Material provided

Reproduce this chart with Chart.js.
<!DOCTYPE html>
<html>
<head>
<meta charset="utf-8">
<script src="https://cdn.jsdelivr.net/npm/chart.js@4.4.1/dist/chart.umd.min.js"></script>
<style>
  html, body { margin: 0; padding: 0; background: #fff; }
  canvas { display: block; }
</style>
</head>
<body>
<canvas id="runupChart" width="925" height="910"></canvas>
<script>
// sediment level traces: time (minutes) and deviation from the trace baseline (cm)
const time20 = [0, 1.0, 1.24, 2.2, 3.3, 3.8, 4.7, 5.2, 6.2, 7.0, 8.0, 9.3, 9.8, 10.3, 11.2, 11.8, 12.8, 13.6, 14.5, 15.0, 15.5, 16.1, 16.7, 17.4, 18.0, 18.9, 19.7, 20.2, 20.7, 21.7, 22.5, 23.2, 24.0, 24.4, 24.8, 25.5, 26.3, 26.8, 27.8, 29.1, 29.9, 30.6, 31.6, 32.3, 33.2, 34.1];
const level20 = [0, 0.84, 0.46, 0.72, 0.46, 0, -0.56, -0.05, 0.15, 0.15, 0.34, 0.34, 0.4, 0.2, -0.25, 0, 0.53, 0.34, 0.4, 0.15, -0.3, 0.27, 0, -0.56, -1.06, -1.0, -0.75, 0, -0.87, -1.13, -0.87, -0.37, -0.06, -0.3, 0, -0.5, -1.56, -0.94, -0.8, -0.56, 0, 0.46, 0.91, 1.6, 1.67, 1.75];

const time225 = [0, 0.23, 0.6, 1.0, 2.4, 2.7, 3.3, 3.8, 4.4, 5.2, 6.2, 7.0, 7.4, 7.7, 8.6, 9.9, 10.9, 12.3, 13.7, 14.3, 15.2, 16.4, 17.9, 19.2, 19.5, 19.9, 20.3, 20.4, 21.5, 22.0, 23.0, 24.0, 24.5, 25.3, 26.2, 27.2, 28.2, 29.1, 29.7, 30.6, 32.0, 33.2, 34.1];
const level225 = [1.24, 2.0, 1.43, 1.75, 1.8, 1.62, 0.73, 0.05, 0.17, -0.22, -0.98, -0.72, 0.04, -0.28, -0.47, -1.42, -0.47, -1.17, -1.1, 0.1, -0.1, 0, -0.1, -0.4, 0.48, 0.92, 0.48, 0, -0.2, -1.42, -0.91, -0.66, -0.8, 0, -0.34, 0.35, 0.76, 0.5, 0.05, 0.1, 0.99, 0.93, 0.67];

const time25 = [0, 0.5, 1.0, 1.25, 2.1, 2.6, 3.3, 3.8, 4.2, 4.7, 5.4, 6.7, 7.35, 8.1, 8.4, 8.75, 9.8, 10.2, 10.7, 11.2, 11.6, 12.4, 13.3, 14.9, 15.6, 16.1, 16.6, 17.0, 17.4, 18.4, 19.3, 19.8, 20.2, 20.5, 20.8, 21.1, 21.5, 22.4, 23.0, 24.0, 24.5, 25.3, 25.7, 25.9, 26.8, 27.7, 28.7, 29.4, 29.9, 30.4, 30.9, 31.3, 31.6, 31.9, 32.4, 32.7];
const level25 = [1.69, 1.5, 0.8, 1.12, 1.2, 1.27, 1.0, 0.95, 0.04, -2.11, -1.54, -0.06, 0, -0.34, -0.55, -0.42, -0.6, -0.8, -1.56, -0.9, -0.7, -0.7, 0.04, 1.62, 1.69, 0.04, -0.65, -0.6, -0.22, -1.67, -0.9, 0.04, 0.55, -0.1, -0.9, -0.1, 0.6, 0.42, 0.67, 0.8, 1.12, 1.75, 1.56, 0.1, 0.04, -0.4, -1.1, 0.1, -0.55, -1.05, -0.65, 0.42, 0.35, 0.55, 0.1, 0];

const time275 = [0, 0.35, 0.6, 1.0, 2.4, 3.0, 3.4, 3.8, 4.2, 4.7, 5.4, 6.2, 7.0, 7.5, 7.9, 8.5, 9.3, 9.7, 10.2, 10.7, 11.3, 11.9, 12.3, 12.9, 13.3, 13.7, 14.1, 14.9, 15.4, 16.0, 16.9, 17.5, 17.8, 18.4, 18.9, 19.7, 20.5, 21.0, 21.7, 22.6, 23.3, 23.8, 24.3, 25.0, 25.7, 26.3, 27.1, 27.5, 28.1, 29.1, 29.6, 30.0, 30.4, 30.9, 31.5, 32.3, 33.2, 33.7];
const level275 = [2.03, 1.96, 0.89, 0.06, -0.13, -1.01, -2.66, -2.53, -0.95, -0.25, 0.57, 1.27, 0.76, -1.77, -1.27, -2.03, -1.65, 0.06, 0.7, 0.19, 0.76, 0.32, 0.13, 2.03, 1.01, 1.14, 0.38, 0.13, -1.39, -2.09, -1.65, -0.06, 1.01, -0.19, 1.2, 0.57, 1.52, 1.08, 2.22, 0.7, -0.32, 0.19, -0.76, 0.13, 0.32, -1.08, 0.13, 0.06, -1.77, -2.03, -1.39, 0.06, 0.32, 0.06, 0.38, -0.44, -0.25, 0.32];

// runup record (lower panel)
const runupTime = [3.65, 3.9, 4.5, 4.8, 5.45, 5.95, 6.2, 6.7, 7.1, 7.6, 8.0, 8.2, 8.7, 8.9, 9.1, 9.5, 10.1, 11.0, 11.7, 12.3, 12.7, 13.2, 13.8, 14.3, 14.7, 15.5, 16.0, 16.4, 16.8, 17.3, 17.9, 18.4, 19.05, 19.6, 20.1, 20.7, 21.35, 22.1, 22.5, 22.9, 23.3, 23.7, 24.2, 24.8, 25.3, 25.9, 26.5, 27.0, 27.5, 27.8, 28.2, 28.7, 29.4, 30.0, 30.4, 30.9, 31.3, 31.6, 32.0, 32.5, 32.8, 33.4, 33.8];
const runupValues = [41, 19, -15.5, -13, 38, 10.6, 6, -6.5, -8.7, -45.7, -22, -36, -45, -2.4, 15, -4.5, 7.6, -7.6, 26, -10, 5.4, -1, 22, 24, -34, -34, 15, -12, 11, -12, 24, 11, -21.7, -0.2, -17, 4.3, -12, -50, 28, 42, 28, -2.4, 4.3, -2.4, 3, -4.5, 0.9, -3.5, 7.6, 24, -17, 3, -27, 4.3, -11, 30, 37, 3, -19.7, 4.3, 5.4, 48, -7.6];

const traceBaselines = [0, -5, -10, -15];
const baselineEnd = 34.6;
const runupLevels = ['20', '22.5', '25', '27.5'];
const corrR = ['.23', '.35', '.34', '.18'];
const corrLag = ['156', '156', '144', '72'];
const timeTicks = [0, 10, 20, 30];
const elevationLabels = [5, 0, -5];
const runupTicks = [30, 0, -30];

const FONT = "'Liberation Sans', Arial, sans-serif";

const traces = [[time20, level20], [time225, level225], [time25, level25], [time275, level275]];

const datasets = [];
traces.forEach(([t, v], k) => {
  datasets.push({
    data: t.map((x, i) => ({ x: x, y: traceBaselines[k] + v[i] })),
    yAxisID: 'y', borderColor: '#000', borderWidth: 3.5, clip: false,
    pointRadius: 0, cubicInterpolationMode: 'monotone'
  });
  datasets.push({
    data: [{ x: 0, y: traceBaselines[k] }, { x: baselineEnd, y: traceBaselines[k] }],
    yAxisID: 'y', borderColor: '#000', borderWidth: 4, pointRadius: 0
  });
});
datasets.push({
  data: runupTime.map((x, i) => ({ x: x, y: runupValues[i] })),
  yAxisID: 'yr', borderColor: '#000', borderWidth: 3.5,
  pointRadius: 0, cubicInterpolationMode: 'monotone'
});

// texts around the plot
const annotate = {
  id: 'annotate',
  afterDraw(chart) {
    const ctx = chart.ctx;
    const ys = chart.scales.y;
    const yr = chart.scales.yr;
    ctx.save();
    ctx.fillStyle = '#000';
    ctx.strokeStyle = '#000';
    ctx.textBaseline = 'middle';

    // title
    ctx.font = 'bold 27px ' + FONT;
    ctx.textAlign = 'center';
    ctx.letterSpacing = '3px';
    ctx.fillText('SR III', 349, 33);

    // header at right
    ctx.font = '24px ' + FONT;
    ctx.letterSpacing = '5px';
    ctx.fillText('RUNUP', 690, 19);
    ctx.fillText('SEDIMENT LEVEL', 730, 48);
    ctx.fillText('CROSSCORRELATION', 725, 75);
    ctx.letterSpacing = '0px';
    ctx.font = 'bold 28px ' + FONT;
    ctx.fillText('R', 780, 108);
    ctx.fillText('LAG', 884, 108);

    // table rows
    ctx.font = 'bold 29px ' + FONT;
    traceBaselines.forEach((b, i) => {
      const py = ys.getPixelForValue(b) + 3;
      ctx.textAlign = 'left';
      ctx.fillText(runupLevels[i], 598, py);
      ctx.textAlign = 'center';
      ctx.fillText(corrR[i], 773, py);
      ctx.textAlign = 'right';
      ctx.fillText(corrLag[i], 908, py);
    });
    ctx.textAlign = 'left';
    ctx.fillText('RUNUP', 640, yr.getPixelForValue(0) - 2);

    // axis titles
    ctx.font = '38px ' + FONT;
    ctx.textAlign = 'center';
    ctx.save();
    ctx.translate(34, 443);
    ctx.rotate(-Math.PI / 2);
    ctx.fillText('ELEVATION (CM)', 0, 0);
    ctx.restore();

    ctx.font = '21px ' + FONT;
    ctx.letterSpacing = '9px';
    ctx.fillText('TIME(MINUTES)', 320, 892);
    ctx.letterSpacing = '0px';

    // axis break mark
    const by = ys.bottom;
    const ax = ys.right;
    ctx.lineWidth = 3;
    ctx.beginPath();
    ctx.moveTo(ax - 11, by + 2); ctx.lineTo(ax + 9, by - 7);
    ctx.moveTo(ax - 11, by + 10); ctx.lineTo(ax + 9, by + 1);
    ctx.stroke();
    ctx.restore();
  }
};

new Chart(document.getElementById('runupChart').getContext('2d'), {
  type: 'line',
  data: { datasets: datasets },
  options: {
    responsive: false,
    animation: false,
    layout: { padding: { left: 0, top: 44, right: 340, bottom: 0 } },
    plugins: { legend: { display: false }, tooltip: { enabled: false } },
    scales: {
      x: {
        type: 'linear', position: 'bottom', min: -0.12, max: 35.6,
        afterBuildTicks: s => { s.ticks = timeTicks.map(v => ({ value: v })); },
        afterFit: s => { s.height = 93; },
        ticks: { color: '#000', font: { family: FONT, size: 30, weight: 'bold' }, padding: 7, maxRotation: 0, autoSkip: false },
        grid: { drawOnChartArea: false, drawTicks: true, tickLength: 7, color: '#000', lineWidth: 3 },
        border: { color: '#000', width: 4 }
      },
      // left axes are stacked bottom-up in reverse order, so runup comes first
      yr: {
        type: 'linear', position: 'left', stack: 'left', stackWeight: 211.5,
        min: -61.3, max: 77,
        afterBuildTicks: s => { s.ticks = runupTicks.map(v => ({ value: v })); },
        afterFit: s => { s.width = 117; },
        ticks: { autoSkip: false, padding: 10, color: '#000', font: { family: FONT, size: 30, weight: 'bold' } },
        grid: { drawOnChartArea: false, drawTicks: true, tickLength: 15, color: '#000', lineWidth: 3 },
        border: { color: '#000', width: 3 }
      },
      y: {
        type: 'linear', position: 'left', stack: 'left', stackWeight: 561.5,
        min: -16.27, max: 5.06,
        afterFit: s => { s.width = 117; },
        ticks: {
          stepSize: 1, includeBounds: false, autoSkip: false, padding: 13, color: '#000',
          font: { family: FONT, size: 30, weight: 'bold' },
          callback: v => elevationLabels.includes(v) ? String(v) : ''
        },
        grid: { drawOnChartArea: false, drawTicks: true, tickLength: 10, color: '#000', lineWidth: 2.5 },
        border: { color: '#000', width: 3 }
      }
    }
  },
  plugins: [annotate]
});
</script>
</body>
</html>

--

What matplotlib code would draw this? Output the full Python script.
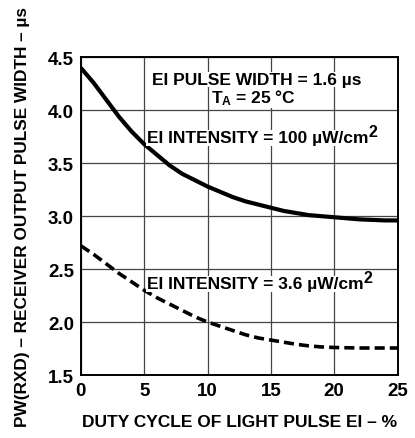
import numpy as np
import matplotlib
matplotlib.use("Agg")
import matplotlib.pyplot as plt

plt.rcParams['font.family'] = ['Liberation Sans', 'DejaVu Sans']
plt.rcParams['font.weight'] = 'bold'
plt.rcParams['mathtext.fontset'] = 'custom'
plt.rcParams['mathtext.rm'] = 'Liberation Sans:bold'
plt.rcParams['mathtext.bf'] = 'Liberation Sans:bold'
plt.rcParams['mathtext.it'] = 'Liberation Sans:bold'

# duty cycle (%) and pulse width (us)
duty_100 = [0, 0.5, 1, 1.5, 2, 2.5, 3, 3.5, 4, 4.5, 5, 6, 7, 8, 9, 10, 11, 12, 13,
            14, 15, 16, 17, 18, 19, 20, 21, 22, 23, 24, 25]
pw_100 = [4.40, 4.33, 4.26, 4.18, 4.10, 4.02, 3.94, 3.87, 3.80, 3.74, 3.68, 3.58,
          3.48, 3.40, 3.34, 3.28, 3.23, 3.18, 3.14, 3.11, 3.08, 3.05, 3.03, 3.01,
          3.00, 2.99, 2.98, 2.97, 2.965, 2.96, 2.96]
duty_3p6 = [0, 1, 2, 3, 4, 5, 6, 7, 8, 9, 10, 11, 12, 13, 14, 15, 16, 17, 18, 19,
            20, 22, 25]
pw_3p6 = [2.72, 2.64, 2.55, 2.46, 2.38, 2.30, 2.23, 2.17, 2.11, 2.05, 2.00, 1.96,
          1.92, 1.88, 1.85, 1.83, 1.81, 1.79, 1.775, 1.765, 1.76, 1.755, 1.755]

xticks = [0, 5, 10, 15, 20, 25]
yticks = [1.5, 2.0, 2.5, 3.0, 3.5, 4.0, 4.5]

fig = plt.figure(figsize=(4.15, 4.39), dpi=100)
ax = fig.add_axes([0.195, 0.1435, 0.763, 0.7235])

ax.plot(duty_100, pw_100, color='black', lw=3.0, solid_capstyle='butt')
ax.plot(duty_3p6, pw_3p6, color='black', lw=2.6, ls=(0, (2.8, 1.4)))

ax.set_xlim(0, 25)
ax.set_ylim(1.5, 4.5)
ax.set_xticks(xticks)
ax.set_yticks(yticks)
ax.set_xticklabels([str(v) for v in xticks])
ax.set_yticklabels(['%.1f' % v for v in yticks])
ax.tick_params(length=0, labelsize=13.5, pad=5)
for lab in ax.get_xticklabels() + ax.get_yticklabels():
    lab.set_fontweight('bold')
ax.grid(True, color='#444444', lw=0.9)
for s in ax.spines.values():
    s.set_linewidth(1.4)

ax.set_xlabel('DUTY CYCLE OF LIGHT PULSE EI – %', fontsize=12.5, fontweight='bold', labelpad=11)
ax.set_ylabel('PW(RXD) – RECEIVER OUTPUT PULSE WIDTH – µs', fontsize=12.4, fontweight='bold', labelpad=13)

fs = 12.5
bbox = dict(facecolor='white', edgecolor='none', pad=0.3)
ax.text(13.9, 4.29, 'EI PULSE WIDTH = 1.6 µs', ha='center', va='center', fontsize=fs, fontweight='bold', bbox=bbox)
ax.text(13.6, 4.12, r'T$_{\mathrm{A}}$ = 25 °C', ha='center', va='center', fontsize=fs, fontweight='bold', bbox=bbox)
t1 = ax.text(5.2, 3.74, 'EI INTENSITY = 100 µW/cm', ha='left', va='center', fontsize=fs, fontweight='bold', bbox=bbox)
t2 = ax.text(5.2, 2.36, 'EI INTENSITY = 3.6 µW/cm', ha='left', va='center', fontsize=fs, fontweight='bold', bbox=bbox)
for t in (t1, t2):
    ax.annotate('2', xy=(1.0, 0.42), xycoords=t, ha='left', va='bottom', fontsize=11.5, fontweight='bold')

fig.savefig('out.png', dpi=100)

...

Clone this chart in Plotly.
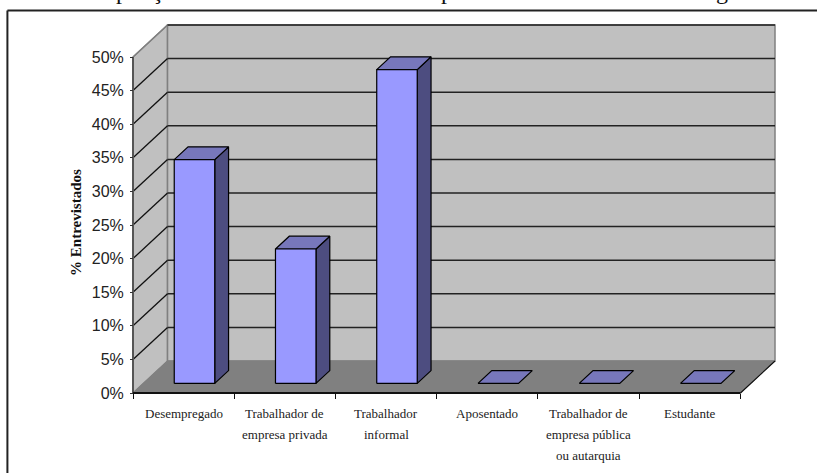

Required task
Copy every line in the entries above that has the string "script" in it.

Solution
<script src="https://cdn.jsdelivr.net/npm/chart.js@4.4.1/dist/chart.umd.min.js"></script>
<script>
</script>
What matplotlib code would draw this? Output the full Python script.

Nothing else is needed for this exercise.